══ Material for the task ══
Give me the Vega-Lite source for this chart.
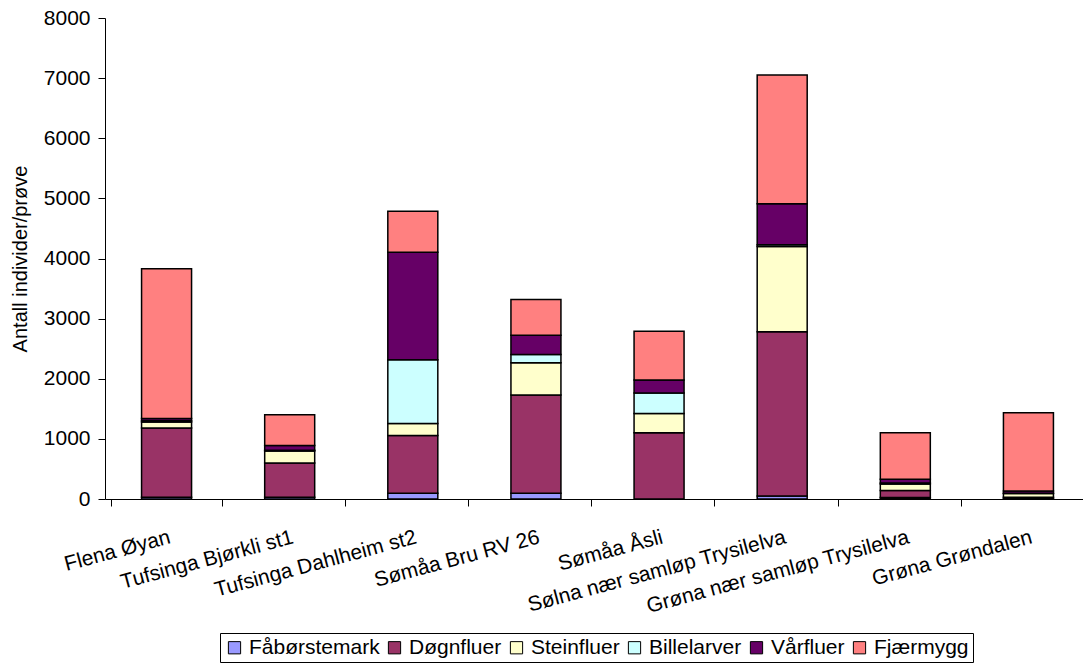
{
  "$schema": "https://vega.github.io/schema/vega-lite/v6.json",
  "autosize": {"type": "none"},
  "padding": {"left": 105, "top": 18, "right": 0, "bottom": 166},
  "width": 985,
  "height": 481,
  "background": "white",
  "config": {
    "font": "Liberation Sans",
    "view": {"stroke": null},
    "axis": {"grid": false, "domainColor": "#000", "tickColor": "#000", "labelColor": "#000", "titleColor": "#000", "labelFont": "Liberation Sans", "titleFont": "Liberation Sans"}
  },
  "data": {
    "values": [
      {"site": "Flena Øyan", "g": "Fåbørstemark", "v": 30},
      {"site": "Flena Øyan", "g": "Døgnfluer", "v": 1150},
      {"site": "Flena Øyan", "g": "Steinfluer", "v": 100},
      {"site": "Flena Øyan", "g": "Billelarver", "v": 20},
      {"site": "Flena Øyan", "g": "Vårfluer", "v": 40},
      {"site": "Flena Øyan", "g": "Fjærmygg", "v": 2490},
      {"site": "Tufsinga Bjørkli st1", "g": "Fåbørstemark", "v": 30},
      {"site": "Tufsinga Bjørkli st1", "g": "Døgnfluer", "v": 570},
      {"site": "Tufsinga Bjørkli st1", "g": "Steinfluer", "v": 200},
      {"site": "Tufsinga Bjørkli st1", "g": "Billelarver", "v": 10},
      {"site": "Tufsinga Bjørkli st1", "g": "Vårfluer", "v": 80},
      {"site": "Tufsinga Bjørkli st1", "g": "Fjærmygg", "v": 510},
      {"site": "Tufsinga Dahlheim st2", "g": "Fåbørstemark", "v": 95},
      {"site": "Tufsinga Dahlheim st2", "g": "Døgnfluer", "v": 960},
      {"site": "Tufsinga Dahlheim st2", "g": "Steinfluer", "v": 200},
      {"site": "Tufsinga Dahlheim st2", "g": "Billelarver", "v": 1060},
      {"site": "Tufsinga Dahlheim st2", "g": "Vårfluer", "v": 1790},
      {"site": "Tufsinga Dahlheim st2", "g": "Fjærmygg", "v": 680},
      {"site": "Sømåa Bru RV 26", "g": "Fåbørstemark", "v": 95},
      {"site": "Sømåa Bru RV 26", "g": "Døgnfluer", "v": 1635},
      {"site": "Sømåa Bru RV 26", "g": "Steinfluer", "v": 535},
      {"site": "Sømåa Bru RV 26", "g": "Billelarver", "v": 140},
      {"site": "Sømåa Bru RV 26", "g": "Vårfluer", "v": 320},
      {"site": "Sømåa Bru RV 26", "g": "Fjærmygg", "v": 595},
      {"site": "Sømåa Åsli", "g": "Fåbørstemark", "v": 0},
      {"site": "Sømåa Åsli", "g": "Døgnfluer", "v": 1100},
      {"site": "Sømåa Åsli", "g": "Steinfluer", "v": 320},
      {"site": "Sømåa Åsli", "g": "Billelarver", "v": 345},
      {"site": "Sømåa Åsli", "g": "Vårfluer", "v": 215},
      {"site": "Sømåa Åsli", "g": "Fjærmygg", "v": 810},
      {"site": "Sølna nær samløp Trysilelva", "g": "Fåbørstemark", "v": 50},
      {"site": "Sølna nær samløp Trysilelva", "g": "Døgnfluer", "v": 2730},
      {"site": "Sølna nær samløp Trysilelva", "g": "Steinfluer", "v": 1420},
      {"site": "Sølna nær samløp Trysilelva", "g": "Billelarver", "v": 30},
      {"site": "Sølna nær samløp Trysilelva", "g": "Vårfluer", "v": 680},
      {"site": "Sølna nær samløp Trysilelva", "g": "Fjærmygg", "v": 2140},
      {"site": "Grøna nær samløp Trysilelva", "g": "Fåbørstemark", "v": 25},
      {"site": "Grøna nær samløp Trysilelva", "g": "Døgnfluer", "v": 115},
      {"site": "Grøna nær samløp Trysilelva", "g": "Steinfluer", "v": 110},
      {"site": "Grøna nær samløp Trysilelva", "g": "Billelarver", "v": 15},
      {"site": "Grøna nær samløp Trysilelva", "g": "Vårfluer", "v": 65},
      {"site": "Grøna nær samløp Trysilelva", "g": "Fjærmygg", "v": 770},
      {"site": "Grøna Grøndalen", "g": "Fåbørstemark", "v": 10},
      {"site": "Grøna Grøndalen", "g": "Døgnfluer", "v": 20},
      {"site": "Grøna Grøndalen", "g": "Steinfluer", "v": 60},
      {"site": "Grøna Grøndalen", "g": "Billelarver", "v": 5},
      {"site": "Grøna Grøndalen", "g": "Vårfluer", "v": 40},
      {"site": "Grøna Grøndalen", "g": "Fjærmygg", "v": 1300}
    ]
  },
  "transform": [
    {"calculate": "indexof(['Fåbørstemark','Døgnfluer','Steinfluer','Billelarver','Vårfluer','Fjærmygg'], datum.g)", "as": "k"}
  ],
  "mark": {"type": "bar", "size": 50, "stroke": "#000", "strokeWidth": 1.5},
  "encoding": {
    "x": {
      "field": "site", "type": "nominal", "sort": null, "title": null,
      "axis": {"labelAngle": -15, "labelAlign": "right", "labelBaseline": "top", "labelFontSize": 21, "labelPadding": 20, "tickBand": "extent", "tickSize": 7, "labelLimit": 400}
    },
    "y": {
      "field": "v", "type": "quantitative", "stack": "zero",
      "scale": {"domain": [0, 8000], "nice": false},
      "axis": {"values": [0, 1000, 2000, 3000, 4000, 5000, 6000, 7000, 8000], "format": "d", "labelFontSize": 21, "tickSize": 7, "labelPadding": 8, "title": "Antall individer/prøve", "titleFontSize": 20, "titleFontWeight": "normal", "titlePadding": 13}
    },
    "color": {
      "field": "g", "type": "nominal",
      "scale": {
        "domain": ["Fåbørstemark", "Døgnfluer", "Steinfluer", "Billelarver", "Vårfluer", "Fjærmygg"],
        "range": ["#9999FF", "#993366", "#FFFFCC", "#CCFFFF", "#660066", "#FF8080"]
      },
      "legend": {
        "title": null, "orient": "none", "legendX": 115, "legendY": 615, "direction": "horizontal", "columns": 6,
        "strokeColor": "#000", "padding": 4, "symbolType": "square", "symbolSize": 150, "symbolStrokeColor": "#000", "symbolStrokeWidth": 1,
        "labelFontSize": 21, "labelColor": "#000", "columnPadding": 4, "labelOffset": 4
      }
    },
    "order": {"field": "k", "type": "quantitative"}
  }
}
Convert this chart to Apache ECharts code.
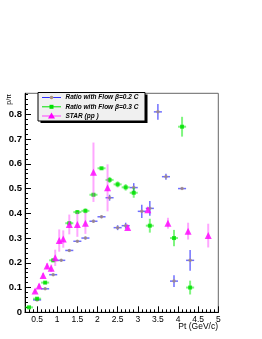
<!DOCTYPE html>
<html>
<head>
<meta charset="utf-8">
<script src="https://cdn.jsdelivr.net/npm/echarts@6/dist/echarts.min.js"></script>
<style>html,body{margin:0;padding:0;background:#fff;}#c{width:262px;height:339px;}</style>
</head>
<body>
<div id="c"></div>
<script>
// ---- data ----
var blueX = [0.5,0.7,0.9,1.1,1.3,1.5,1.7,1.9,2.1,2.3,2.5,2.7,2.9,3.1,3.3,3.5,3.7,3.9,4.1,4.3];
var blueY = [0.05,0.095,0.152,0.21,0.25,0.287,0.30,0.368,0.386,0.463,0.342,0.35,0.504,0.408,0.42,0.81,0.548,0.126,0.50,0.21];
var blueEY = [0.004,0.005,0.005,0.005,0.005,0.005,0.006,0.006,0.006,0.012,0.01,0.012,0.018,0.027,0.03,0.032,0.012,0.024,0.005,0.042];
var blueEX = 0.1;

var greenX = [0.3,0.5,0.7,0.9,1.3,1.5,1.7,1.9,2.1,2.3,2.5,2.7,2.9,3.3,3.9,4.1,4.3];
var greenY = [0.02,0.055,0.12,0.21,0.36,0.405,0.41,0.475,0.582,0.535,0.517,0.505,0.483,0.35,0.30,0.75,0.10];
var greenEY = [0.004,0.005,0.006,0.007,0.008,0.008,0.01,0.008,0.006,0.012,0.012,0.013,0.02,0.028,0.033,0.04,0.028];
var greenEX = 0.1;

var pinkX = [0.45,0.55,0.65,0.75,0.85,0.95,1.05,1.15,1.3,1.5,1.7,1.9,2.25,2.75,3.25,3.75,4.25,4.75];
var pinkY = [0.086,0.106,0.149,0.187,0.178,0.22,0.29,0.296,0.355,0.355,0.36,0.566,0.503,0.343,0.414,0.36,0.328,0.31];
var pinkEY = [0.008,0.01,0.01,0.012,0.015,0.033,0.045,0.035,0.04,0.05,0.043,0.12,0.095,0.01,0.01,0.022,0.034,0.048];

var xTicks = [0.5,1,1.5,2,2.5,3,3.5,4,4.5,5];
var yTicks = [0,0.1,0.2,0.3,0.4,0.5,0.6,0.7,0.8];
var seriesNames = ['Ratio with Flow \u03b2=0.2 C','Ratio with Flow \u03b2=0.3 C','STAR (pp )'];
var xTitle = 'Pt (GeV/c)';
var yTitle = 'p/\u03c0';

// ---- build ----
function pts(xs, ys, ex, ey){ return xs.map(function(x,i){ return [x, ys[i], ex, ey[i]]; }); }
function minorVals(a, b, step){ var r=[]; for (var v=a; v<=b+1e-9; v+=step) r.push(+v.toFixed(3)); return r; }

function errRender(color, width){
  return function(params, api){
    var x = api.value(0), y = api.value(1), ex = api.value(2), ey = api.value(3);
    var children = [];
    var c1 = api.coord([x, y - ey]), c2 = api.coord([x, y + ey]);
    children.push({type:'line', shape:{x1:c1[0],y1:c1[1],x2:c2[0],y2:c2[1]}, style:{stroke:color, lineWidth:width}});
    if (ex > 0){
      var h1 = api.coord([x - ex, y]), h2 = api.coord([x + ex, y]);
      children.push({type:'line', shape:{x1:h1[0],y1:h1[1],x2:h2[0],y2:h2[1]}, style:{stroke:color, lineWidth:width}});
    }
    return {type:'group', children:children};
  };
}

var blueErrColor = 'rgba(50,50,255,0.7)';
var greenErrColor = 'rgba(0,235,0,0.5)';
var pinkErrColor = 'rgba(255,60,255,0.45)';

var chart = echarts.init(document.getElementById('c'), null, {renderer:'canvas'});
var grid = {left:25, right:43.7, top:93.3, bottom:26.7, show:true, borderColor:'#666', borderWidth:1, backgroundColor:'transparent'};
var axFont = 'Liberation Sans';

var option = {
  animation:false,
  backgroundColor:'#fff',
  grid: grid,
  xAxis: [{
    type:'value', min:0.2, max:5, gridIndex:0,
    axisLine:{show:true, lineStyle:{color:'#000', width:1}},
    axisTick:{show:true, inside:true, length:6, customValues:xTicks, lineStyle:{color:'#000'}},
    axisLabel:{show:true, customValues:xTicks, margin:3, fontSize:8.5, fontFamily:axFont, color:'#000',
      formatter:function(v){ return String(+v.toFixed(1)); }},
    splitLine:{show:false}
  },{
    type:'value', min:0.2, max:5, gridIndex:0, position:'bottom',
    axisLine:{show:false},
    axisTick:{show:true, inside:true, length:3, customValues:minorVals(0.2,5,0.1), lineStyle:{color:'#000'}},
    axisLabel:{show:false}, splitLine:{show:false}
  }],
  yAxis: [{
    type:'value', min:0, max:0.885, gridIndex:0,
    axisLine:{show:true, lineStyle:{color:'#000', width:1}},
    axisTick:{show:true, inside:true, length:6, customValues:yTicks, lineStyle:{color:'#000'}},
    axisLabel:{show:true, customValues:yTicks, margin:3, fontSize:9.5, fontWeight:'bold', fontFamily:axFont, color:'#000',
      formatter:function(v){ return String(+v.toFixed(1)); }},
    splitLine:{show:false}
  },{
    type:'value', min:0, max:0.885, gridIndex:0, position:'left',
    axisLine:{show:false},
    axisTick:{show:true, inside:true, length:3, customValues:minorVals(0,0.88,0.02), lineStyle:{color:'#000'}},
    axisLabel:{show:false}, splitLine:{show:false}
  }],
  series: [
    {type:'custom', name:seriesNames[0]+' err', renderItem:errRender(blueErrColor,1.5), data:pts(blueX,blueY,blueEX,blueEY), z:2, silent:true},
    {type:'scatter', name:seriesNames[0], data:blueX.map(function(x,i){return [x,blueY[i]];}), symbol:'circle', symbolSize:3.5,
      itemStyle:{color:'#a8907c'}, z:3},
    {type:'custom', name:seriesNames[1]+' err', renderItem:errRender(greenErrColor,2), data:pts(greenX,greenY,greenEX,greenEY), z:4, silent:true},
    {type:'scatter', name:seriesNames[1], data:greenX.map(function(x,i){return [x,greenY[i]];}), symbol:'rect', symbolSize:4,
      itemStyle:{color:'#00e000'}, z:5},
    {type:'custom', name:seriesNames[2]+' err', renderItem:errRender(pinkErrColor,2), data:pts(pinkX,pinkY,0,pinkEY), z:6, silent:true},
    {type:'scatter', name:seriesNames[2], data:pinkX.map(function(x,i){return [x,pinkY[i]];}), symbol:'triangle', symbolSize:7,
      itemStyle:{color:'#ff00ff'}, z:7}
  ],
  graphic: [
    {type:'text', left:'auto', x:218, y:322, style:{text:xTitle, fontSize:8.5, fontFamily:axFont, fill:'#000', align:'right', verticalAlign:'top'}, z:100},
    {type:'text', x:6, y:94, rotation:Math.PI/2, style:{text:yTitle, fontSize:7, fontFamily:axFont, fill:'#000', align:'right', verticalAlign:'top'}, z:100},
    // legend
    {type:'rect', shape:{x:40.5, y:94.5, width:107, height:28.5}, style:{fill:'#000'}, z:50},
    {type:'rect', shape:{x:38, y:92.5, width:107, height:28.5}, style:{fill:'#f0f0f0', stroke:'#000', lineWidth:1}, z:51},
    {type:'line', shape:{x1:42, y1:97.5, x2:61, y2:97.5}, style:{stroke:'#3030ff', lineWidth:1}, z:52},
    {type:'circle', shape:{cx:51.5, cy:97.5, r:1.8}, style:{fill:'#a8907c'}, z:53},
    {type:'line', shape:{x1:42, y1:106.8, x2:61, y2:106.8}, style:{stroke:'#00e000', lineWidth:1}, z:52},
    {type:'rect', shape:{x:49.5, y:104.8, width:4, height:4}, style:{fill:'#00e000'}, z:53},
    {type:'line', shape:{x1:42, y1:116, x2:61, y2:116}, style:{stroke:'#ff40ff', lineWidth:1}, z:52},
    {type:'polygon', shape:{points:[[51.5,112.5],[55,118.5],[48,118.5]]}, style:{fill:'#ff00ff'}, z:53},
    {type:'text', x:65.5, y:97.5, style:{text:seriesNames[0], fontSize:6.5, fontWeight:'bold', fontStyle:'italic', fontFamily:axFont, fill:'#000', verticalAlign:'middle'}, z:54},
    {type:'text', x:65.5, y:106.8, style:{text:seriesNames[1], fontSize:6.5, fontWeight:'bold', fontStyle:'italic', fontFamily:axFont, fill:'#000', verticalAlign:'middle'}, z:54},
    {type:'text', x:65.5, y:116, style:{text:seriesNames[2], fontSize:6.5, fontWeight:'bold', fontStyle:'italic', fontFamily:axFont, fill:'#000', verticalAlign:'middle'}, z:54}
  ]
};
chart.setOption(option);
</script>
</body>
</html>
═══
→ What is asked: Print the line above containing "Convert this chart to Apache ECharts code.", the line containing "var greenEX = 0.1;", and everything between them, exactly as written. Pictures stay out.

→ Output for this exercise:
Convert this chart to Apache ECharts code.
<!DOCTYPE html>
<html>
<head>
<meta charset="utf-8">
<script src="https://cdn.jsdelivr.net/npm/echarts@6/dist/echarts.min.js"></script>
<style>html,body{margin:0;padding:0;background:#fff;}#c{width:262px;height:339px;}</style>
</head>
<body>
<div id="c"></div>
<script>
// ---- data ----
var blueX = [0.5,0.7,0.9,1.1,1.3,1.5,1.7,1.9,2.1,2.3,2.5,2.7,2.9,3.1,3.3,3.5,3.7,3.9,4.1,4.3];
var blueY = [0.05,0.095,0.152,0.21,0.25,0.287,0.30,0.368,0.386,0.463,0.342,0.35,0.504,0.408,0.42,0.81,0.548,0.126,0.50,0.21];
var blueEY = [0.004,0.005,0.005,0.005,0.005,0.005,0.006,0.006,0.006,0.012,0.01,0.012,0.018,0.027,0.03,0.032,0.012,0.024,0.005,0.042];
var blueEX = 0.1;

var greenX = [0.3,0.5,0.7,0.9,1.3,1.5,1.7,1.9,2.1,2.3,2.5,2.7,2.9,3.3,3.9,4.1,4.3];
var greenY = [0.02,0.055,0.12,0.21,0.36,0.405,0.41,0.475,0.582,0.535,0.517,0.505,0.483,0.35,0.30,0.75,0.10];
var greenEY = [0.004,0.005,0.006,0.007,0.008,0.008,0.01,0.008,0.006,0.012,0.012,0.013,0.02,0.028,0.033,0.04,0.028];
var greenEX = 0.1;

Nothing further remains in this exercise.